Ms. dos Santos said she felt helpless to seek an investigation into her brother’s death. “I was scared,” she said.

In eight of police killings analyzed by The Times, family members of the deceased said their loved ones were killed in ambushes set by the police to kill traffickers.

Lt. Col. Carvalho acknowledged that officers use the tactic. He disapproves, he said, but “that is the naked truth of what happens.”

Given the lack of accountability for police killings, murder is often used as an extortion tool by corrupt cops, prosecutors say.

Three drug dealers in the 41st said they were tortured and extorted by police officers. One showed marks from wires he said were wrapped around his toes to electrocute him. A resident separately showed bruises from beatings he said he sustained while witnessing traffickers being tortured.

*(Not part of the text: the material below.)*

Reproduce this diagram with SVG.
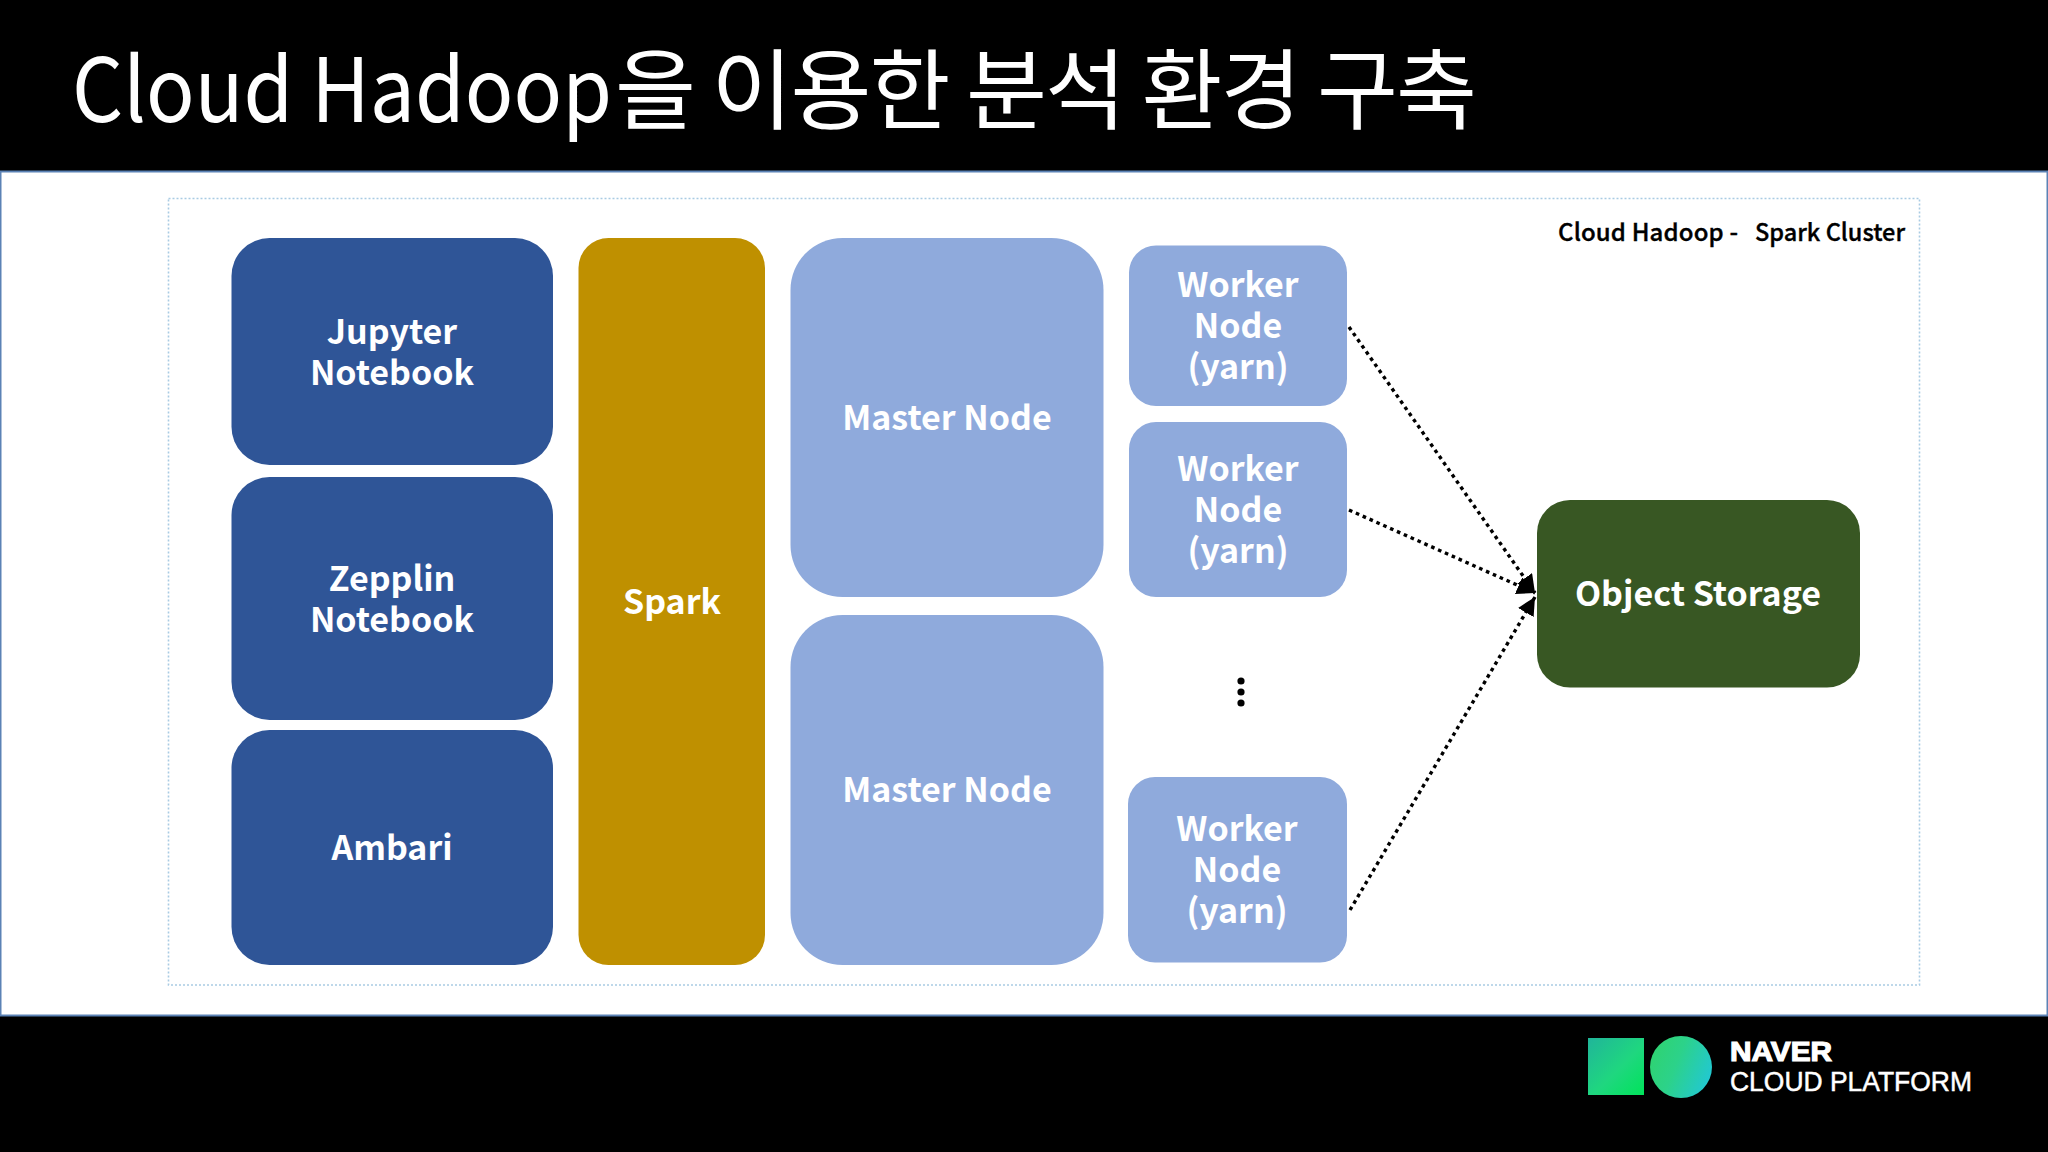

The drug dealers and the resident, who spoke on condition of anonymity for fear of reprisals, said the officers demanded large sums of money, threatening to arrest or kill them if they didn’t pay.

The cycle of violence means many children raised in favelas nurture a profound hatred of the police, a sentiment starkly reflected in graffiti that calls for killing cops.

Gisele de Souza, a resident of the area, said her son Wendell, 26, left a job at a McDonald’s after he was nearly killed by police officers who mistook him for a robber.

“‘Forgive me, mom, you raised me well,’” she remembers him telling her when he decided to join a gang six years ago. “He said he wanted revenge against the police.”

The police fatally shot him last June.

The mounting death count has done little to dissuade young men from joining gangs. A high-ranking drug dealer in the area said the waiting list to join the trade is endless — and would wane only if children in blighted areas saw alternative pathways to success.

“When you’re young, crime deludes you, offering a sense of power and money that you can’t earn by working,” said the trafficker.

“When you find out” the truth, he added, “it’s too late.”